O mesmo artigo refere depois um médico do Sardoal, Francisco Xavier de Almeida Pimenta que, em 1815, no Jornal de Coimbra, escreve: “é costume introduzido em muitos Juízos de Órfãos arrematar estes miseráveis como quem vende uma besta em praça pública”. A carta completa, publicada no Jornal de Coimbra, número 41 (1815), páginas 245-246, é publicada de seguida:
No arquivo da Câmara Municipal existe uma circular do Governo Civil de Santarém que faz a distribuição das rodas no distrito, cabendo uma ao Sardoal. Esta circular é dos primeiros anos do século XIX. Da época posterior existem diversos registos da actividade da Rodeira com autos de recolha de crianças na Roda. As crianças eram recolhidas no interior do edifício pela rodeira, que lhes prestava os primeiros cuidados de alimentação e higiene. A última rodeira no Sardoal chamava-se Maria Joaquina.

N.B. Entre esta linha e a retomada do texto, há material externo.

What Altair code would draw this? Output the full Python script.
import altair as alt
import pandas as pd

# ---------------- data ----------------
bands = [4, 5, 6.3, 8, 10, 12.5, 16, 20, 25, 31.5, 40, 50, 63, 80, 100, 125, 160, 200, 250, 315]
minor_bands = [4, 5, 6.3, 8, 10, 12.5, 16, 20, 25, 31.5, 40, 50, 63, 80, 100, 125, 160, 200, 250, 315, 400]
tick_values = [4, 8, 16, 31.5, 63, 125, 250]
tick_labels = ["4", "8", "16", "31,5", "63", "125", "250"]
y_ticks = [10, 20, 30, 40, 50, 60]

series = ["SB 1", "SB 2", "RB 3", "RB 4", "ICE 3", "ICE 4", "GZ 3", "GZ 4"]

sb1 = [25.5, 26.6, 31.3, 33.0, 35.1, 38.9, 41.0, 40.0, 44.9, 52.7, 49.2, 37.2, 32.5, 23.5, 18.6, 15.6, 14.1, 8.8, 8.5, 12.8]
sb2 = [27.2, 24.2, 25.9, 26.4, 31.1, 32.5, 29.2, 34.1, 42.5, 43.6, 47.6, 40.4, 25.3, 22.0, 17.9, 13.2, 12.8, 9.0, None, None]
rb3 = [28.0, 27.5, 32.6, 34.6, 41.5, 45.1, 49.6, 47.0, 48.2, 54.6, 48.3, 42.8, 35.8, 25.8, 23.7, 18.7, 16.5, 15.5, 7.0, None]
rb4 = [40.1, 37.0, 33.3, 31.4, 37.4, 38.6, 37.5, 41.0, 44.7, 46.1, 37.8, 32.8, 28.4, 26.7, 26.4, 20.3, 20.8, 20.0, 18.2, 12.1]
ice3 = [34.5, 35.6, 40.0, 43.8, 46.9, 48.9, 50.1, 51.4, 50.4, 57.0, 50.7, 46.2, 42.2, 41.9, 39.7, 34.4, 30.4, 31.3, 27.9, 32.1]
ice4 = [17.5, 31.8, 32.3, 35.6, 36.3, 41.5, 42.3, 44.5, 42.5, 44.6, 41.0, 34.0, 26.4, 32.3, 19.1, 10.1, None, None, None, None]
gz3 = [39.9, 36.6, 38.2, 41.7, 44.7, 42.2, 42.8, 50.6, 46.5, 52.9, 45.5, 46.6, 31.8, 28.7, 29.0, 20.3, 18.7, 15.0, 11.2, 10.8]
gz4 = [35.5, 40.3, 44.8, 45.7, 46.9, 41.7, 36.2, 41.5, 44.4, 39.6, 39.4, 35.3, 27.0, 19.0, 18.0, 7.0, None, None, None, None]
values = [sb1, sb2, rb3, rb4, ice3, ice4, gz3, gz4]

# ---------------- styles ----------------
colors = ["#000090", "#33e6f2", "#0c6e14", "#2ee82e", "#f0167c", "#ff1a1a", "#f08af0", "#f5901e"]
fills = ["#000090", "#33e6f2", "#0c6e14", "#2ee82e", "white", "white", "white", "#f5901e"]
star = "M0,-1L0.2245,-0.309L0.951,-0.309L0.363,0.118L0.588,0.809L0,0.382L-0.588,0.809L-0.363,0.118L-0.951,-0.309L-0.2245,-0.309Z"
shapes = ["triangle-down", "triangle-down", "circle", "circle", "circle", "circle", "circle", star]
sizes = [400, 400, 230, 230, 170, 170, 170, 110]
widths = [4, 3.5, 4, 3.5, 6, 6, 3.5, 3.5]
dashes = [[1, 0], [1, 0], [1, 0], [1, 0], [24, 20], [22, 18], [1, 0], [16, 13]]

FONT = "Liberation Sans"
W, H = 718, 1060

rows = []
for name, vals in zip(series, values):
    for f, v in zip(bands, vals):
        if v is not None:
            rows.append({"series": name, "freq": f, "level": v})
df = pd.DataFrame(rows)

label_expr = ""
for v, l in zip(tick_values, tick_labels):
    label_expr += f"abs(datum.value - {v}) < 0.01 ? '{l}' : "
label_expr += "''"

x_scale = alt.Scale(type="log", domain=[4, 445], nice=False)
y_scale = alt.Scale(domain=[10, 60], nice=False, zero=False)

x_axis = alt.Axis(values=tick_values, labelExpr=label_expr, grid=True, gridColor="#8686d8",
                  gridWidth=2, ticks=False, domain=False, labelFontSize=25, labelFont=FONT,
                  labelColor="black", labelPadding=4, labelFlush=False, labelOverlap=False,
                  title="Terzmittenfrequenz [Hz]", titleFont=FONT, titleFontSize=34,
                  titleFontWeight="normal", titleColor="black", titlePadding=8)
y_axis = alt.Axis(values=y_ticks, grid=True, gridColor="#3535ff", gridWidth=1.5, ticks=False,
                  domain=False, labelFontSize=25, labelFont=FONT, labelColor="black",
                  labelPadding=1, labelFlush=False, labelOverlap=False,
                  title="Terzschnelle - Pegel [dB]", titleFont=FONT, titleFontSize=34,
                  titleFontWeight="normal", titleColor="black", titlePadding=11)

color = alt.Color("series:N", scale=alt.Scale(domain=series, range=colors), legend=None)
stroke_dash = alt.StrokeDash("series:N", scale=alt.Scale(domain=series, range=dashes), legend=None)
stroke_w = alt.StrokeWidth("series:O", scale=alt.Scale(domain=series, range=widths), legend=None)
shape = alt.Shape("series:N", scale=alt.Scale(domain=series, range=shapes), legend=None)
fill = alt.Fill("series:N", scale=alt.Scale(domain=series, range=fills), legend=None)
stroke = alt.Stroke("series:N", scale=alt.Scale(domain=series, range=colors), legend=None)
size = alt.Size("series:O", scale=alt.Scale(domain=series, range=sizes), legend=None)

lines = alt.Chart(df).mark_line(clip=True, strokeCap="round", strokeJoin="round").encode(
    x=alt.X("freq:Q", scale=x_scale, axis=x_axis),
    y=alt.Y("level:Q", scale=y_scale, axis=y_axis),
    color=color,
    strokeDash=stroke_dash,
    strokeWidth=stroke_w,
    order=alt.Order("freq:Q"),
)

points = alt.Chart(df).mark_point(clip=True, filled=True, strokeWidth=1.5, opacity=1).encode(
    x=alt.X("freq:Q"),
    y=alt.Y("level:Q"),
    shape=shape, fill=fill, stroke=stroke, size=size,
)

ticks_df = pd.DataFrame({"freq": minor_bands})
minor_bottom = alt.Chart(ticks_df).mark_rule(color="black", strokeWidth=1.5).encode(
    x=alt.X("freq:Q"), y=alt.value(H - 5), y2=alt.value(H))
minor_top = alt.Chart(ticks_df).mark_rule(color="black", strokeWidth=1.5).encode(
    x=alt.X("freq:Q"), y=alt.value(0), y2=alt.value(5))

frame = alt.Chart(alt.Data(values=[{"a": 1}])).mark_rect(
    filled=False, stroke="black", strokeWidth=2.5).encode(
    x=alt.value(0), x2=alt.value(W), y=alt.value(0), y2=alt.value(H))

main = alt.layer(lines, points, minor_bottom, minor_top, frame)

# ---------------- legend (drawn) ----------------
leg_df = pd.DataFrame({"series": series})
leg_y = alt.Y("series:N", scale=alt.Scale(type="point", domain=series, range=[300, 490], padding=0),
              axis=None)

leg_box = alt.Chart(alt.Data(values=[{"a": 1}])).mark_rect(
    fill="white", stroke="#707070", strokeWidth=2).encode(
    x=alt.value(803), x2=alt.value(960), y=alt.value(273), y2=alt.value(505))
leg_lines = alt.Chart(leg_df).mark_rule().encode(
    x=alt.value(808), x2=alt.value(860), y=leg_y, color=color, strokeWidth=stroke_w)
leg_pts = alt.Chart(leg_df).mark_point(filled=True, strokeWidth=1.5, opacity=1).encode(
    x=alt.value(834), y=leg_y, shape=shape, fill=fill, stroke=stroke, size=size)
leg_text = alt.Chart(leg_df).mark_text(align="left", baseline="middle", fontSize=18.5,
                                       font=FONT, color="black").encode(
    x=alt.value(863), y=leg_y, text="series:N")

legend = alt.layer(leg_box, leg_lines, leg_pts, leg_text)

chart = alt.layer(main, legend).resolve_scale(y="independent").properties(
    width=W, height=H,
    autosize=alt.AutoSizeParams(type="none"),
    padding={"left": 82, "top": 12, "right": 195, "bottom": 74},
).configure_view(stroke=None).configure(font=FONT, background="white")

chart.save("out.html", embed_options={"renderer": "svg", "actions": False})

Os bebés eram normalmente deixados num cestinho e faziam-se acompanhar do respetivo enxoval. De acordo com o respectivo registo de baptismo, a última criança que terá sido exposta na Roda do Sardoal, em 1860, a que deram o nome de Aurélia, tinha “os seguintes signaes: huma touca preta, e outra branca; duas camisas, huma de paninho, e outra de fio d’algodáo, hum apertador de pelucia, hum vestido tãobem de pelucia, hum coeiro de lanzinha preta, e huma fralda branca, tudo isto já uzado;”

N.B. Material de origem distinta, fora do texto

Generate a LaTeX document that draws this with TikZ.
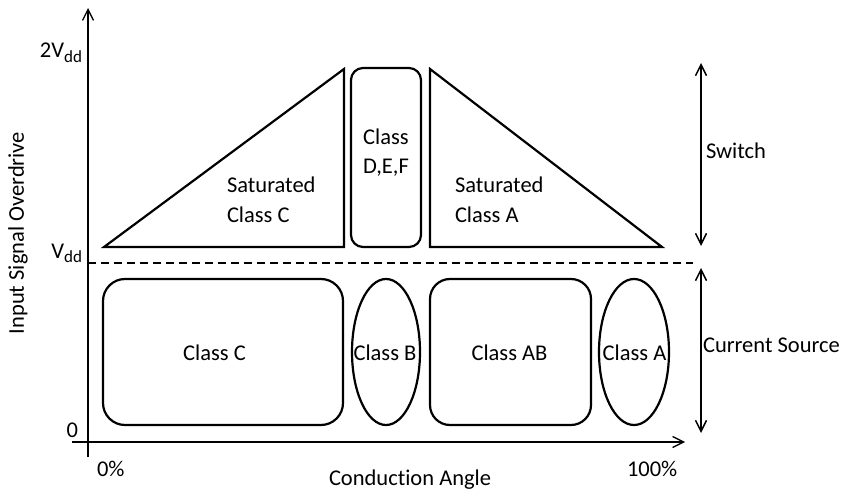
\documentclass[tikz,border=0pt]{standalone}
\usepackage{fontspec}
\setmainfont{Carlito}[Ligatures=NoCommon]
\usetikzlibrary{arrows.meta,shapes.geometric}

\newcommand{\lowsub}[1]{\raisebox{-4.5pt}{\fontsize{17}{20}\selectfont #1}}

\begin{document}
\begin{tikzpicture}[x=1pt,y=-1pt,
  every node/.style={font=\fontsize{22.5}{29}\selectfont, inner sep=0pt, outer sep=0pt},
  regionline/.style={draw, line width=2.2pt, line join=miter},
  roundbox/.style={regionline, rectangle, rounded corners=#1},
  ovalbox/.style={regionline, ellipse},
  axisline/.style={line width=1.3pt, -{Straight Barb[length=11pt,width=11pt]}},
  spanarrow/.style={line width=1.5pt, {Straight Barb[length=11pt,width=11pt]}-{Straight Barb[length=11pt,width=11pt]}},
  levelline/.style={line width=1.3pt, dash pattern=on 8pt off 5pt},
]
\useasboundingbox (0,0) rectangle (846,492);

% axes
\coordinate (yaxisbot) at (88,457);
\coordinate (yaxistop) at (88,8);
\coordinate (xaxisleft) at (72,442);
\coordinate (xaxisright) at (685,442);
\draw[axisline] (yaxisbot) -- (yaxistop);
\draw[axisline] (xaxisleft) -- (xaxisright);

% V_dd level
\coordinate (vddleft) at (88,263);
\coordinate (vddright) at (693,263);
\draw[levelline] (vddleft) -- (vddright);

% axis labels and ticks
\node[anchor=base east] (lbl2vdd) at (82,58) {2V\lowsub{dd}};
\node[anchor=base east] (lblvdd) at (82,258) {V\lowsub{dd}};
\node[anchor=base east] (lblzero) at (78,437) {0};
\node[anchor=base west] (lblzeropct) at (97,476) {0\%};
\node[anchor=base west] (lblfullpct) at (627,476) {100\%};
\node[anchor=base west] (lblangle) at (329,485) {Conduction Angle};
\node[rotate=90] (lbloverdrive) at (18,233) {Input Signal Overdrive};

% saturated (switch-mode) regions
\coordinate (scA) at (104,247);
\coordinate (scB) at (344,69);
\coordinate (scC) at (344,247);
\draw[regionline] (scA) -- (scB) -- (scC) -- cycle;
\coordinate (saA) at (430,69);
\coordinate (saB) at (430,247);
\coordinate (saC) at (662,247);
\draw[regionline] (saA) -- (saB) -- (saC) -- cycle;
\node[roundbox=12pt, minimum width=70pt, minimum height=179pt] (classdef) at (386,157.5) {};

% multi-line labels: base anchor sits on the last line
\node[anchor=base west, align=left] (txtsatc) at (227,222) {Saturated\\Class C};
\node[anchor=base west, align=left] (txtsata) at (455,222) {Saturated\\Class A};
\node[anchor=base, align=center] (txtdef) at (386,174) {Class\\D,E,F};

% current-source regions
\node[roundbox=22pt, minimum width=240pt, minimum height=146pt] (classc) at (223,352) {};
\node[ovalbox, minimum width=68pt, minimum height=146pt] (classb) at (386,352) {};
\node[roundbox=20pt, minimum width=161pt, minimum height=146pt] (classab) at (510.5,352) {};
\node[ovalbox, minimum width=70pt, minimum height=146pt] (classa) at (634,352) {};

\node[anchor=base] (txtc) at (214.5,360) {Class C};
\node[anchor=base] (txtb) at (385,360) {Class B};
\node[anchor=base] (txtab) at (509.5,360) {Class AB};
\node[anchor=base] (txta) at (634.5,360) {Class A};

% operating-mode spans
\coordinate (swtop) at (701,63);
\coordinate (swbot) at (701,246);
\coordinate (cstop) at (701,268);
\coordinate (csbot) at (701,433);
\draw[spanarrow] (swtop) -- (swbot);
\draw[spanarrow] (cstop) -- (csbot);
\node[anchor=base west] (txtswitch) at (706,158) {Switch};
\node[anchor=base west] (txtcurrent) at (703,352) {Current Source};
\end{tikzpicture}
\end{document}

Essas crianças eram normalmente entregues a famílias da Vila que delas tomavam conta, recebendo para isso um subsídio da Câmara Municipal.
No Sardoal, a Casa da Roda esteve em funcionamento até 1860. A abolição da roda de admissão anónima foi fixada por Decreto de 21 de novembro de 1867, assim como a sua substituição gradual por hospícios com admissão controlada, destinados a crianças indigentes, expostas e abandonadas.
Para lá de 1860 há ainda no Sardoal registos de crianças expostas, encontradas à porta de algumas pessoas ou abandonadas na rua. Já no século XX, em 7 de Fevereiro de 1924, encontra-se registada numa acta uma curiosa deliberação sobre uma criança exposta, cujo teor é o seguinte:
IRENE CELESTE – Tendo o cidadão Amílcar Lopes de Andrade requisitado a menor Irene Celeste, exposta, a cargo de Mariana de Jesus, dos Andreus e subsidiada desta Câmara, com a importância mensal de quinze escudos, para sua casa, a título de criada e companheira de sua filha, foi a dita Mariana intimada a apresentar nesta Câmara a criança Irene. Em vista do pedido da referida Mariana para a criança continuar em seu poder e dos rogos aflitivos da pequena que não queria separar-se da sua mãe adoptiva e porque esta se comprometeu sem subsídio algum a promover a educação e sustentação da menor, esta Comissão resolveu deferir-lhe o seu pedido comprometendo-se esta a cuidar da menor como até aqui e ficando a Câmara de intervir em caso de necessidade.
Segundo a tradição oral, a Casa da Roda no Sardoal situava-se nas imediações da Capela de Sant’Ana. Por sua vez, o Dr. Manuel José de Oliveira Baptista (Boletim Informativo da Misericórdia de Sardoal, n.º 7 e 8, Fev./Mar. 1984) refere que a Casa da Roda funcionava na Misericórdia, primeiro quando as suas instalações eram, ainda, nos anexos da Igreja do mesmo nome e depois, a partir de 1834 com a extinção das Ordens Religiosas, no Convento Franciscano para onde foram o Hospital e as restantes dependências da Santa Casa.